In 1962 Sitor was a man of power in Indonesia. He had made his name with his early lyrical poems. He was now more political, general secretary of the League for National Culture; and he was represented in the anthology by three poems he wrote after a visit to China.

Zoila is a maiden from Cuba

in Peking. With pride

she hands me the banner

of her country, celebrating

the victory of her land

over American aggression.

It was sad, and scarcely believable, that simplicity like that could have led to such pain for Sitor and his country. But Sitor was not to be reproached now: as someone had said, he had suffered too much. And I was willing to look for other things in these political poems of his.

He had said to me one day, “The people here have lost their religion.” He was speaking as a man who had been cut off from his tribal
past, snatched from his village at the age of six and sent to a Dutch boarding school. He had felt the need to reconstruct or understand this past only when he had come out of jail and was trying to write his autobiography; without knowing what he had come from, he hadn’t been able to make sense of his life. And it seemed to me that in 1962 socialism or communism had given him—a man without a past or a community—a substitute wholeness. In China he had visited a commune.

Social life, solidarity and hope

I encountered and felt

in this commune. Hence:

I want to drink from the warmth

of your hopes

I want to press your hands

so busily at work.

I want to eat this bread

the bread of the commune, as a token

of social life, solidarity and

human hopes regained.

Freedom together in love, in

ideals and the reality of the socialist world.

The bread of the commune; social life, solidarity and hope: the theme wasn’t Sitor’s alone. It was the Indonesian theme, now more than ever. It was the theme of the Muslim
pesantren
. And that was the surprise of this communist anthology of 1962: many of its themes and moods were Muslim and Indonesian, still.

Injustice (all the translations are by Bintang Suradi, and are given with his punctuation and use of capitals):

In bali too the rice ripens for miles around

but in bali too thousands of peasants die of hunger.

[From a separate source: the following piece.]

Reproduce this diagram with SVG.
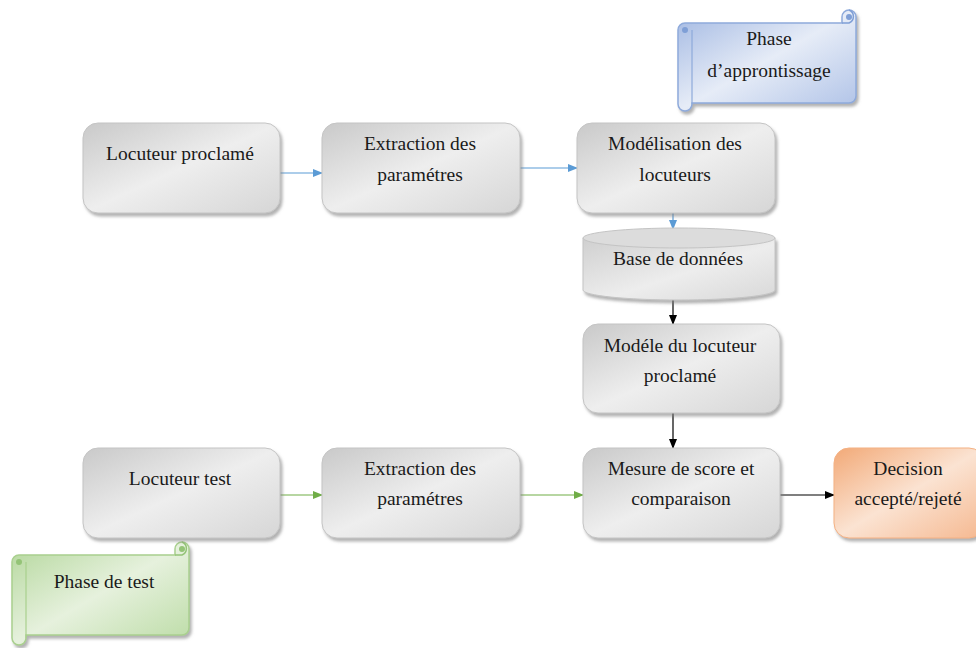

We come to bali and there are dancers

we come to bali and there are temples by the score

both are typical of bali

we come to bali and the peasant dies

not because the crop failed to ripen

This too is typical of bali

this too has meaning

(Putu Oka: “Bali”)

The Indonesian and Muslim lament about the loss of simplicity and brotherhood:

Life should not be measured by luxury

though luxury is the aim pursued

but by whether poverty repeats its cycle

and spreads conspicuously across the earth.

in the restaurant a gentleman dines lavishly

on the ground a beggar with a tin

is there a deal of life?

(Putu Oka: “Life”)

Rage and revenge:

Lovely Periangan, burning, reddened by fire

the peasants trapped, scorched on their native earth

comrades, brothers, against this challenge the will is supreme

resistance, revenge in every heart

(Sobron Aidit: “Sad Memories of a Tijandur Peasant”)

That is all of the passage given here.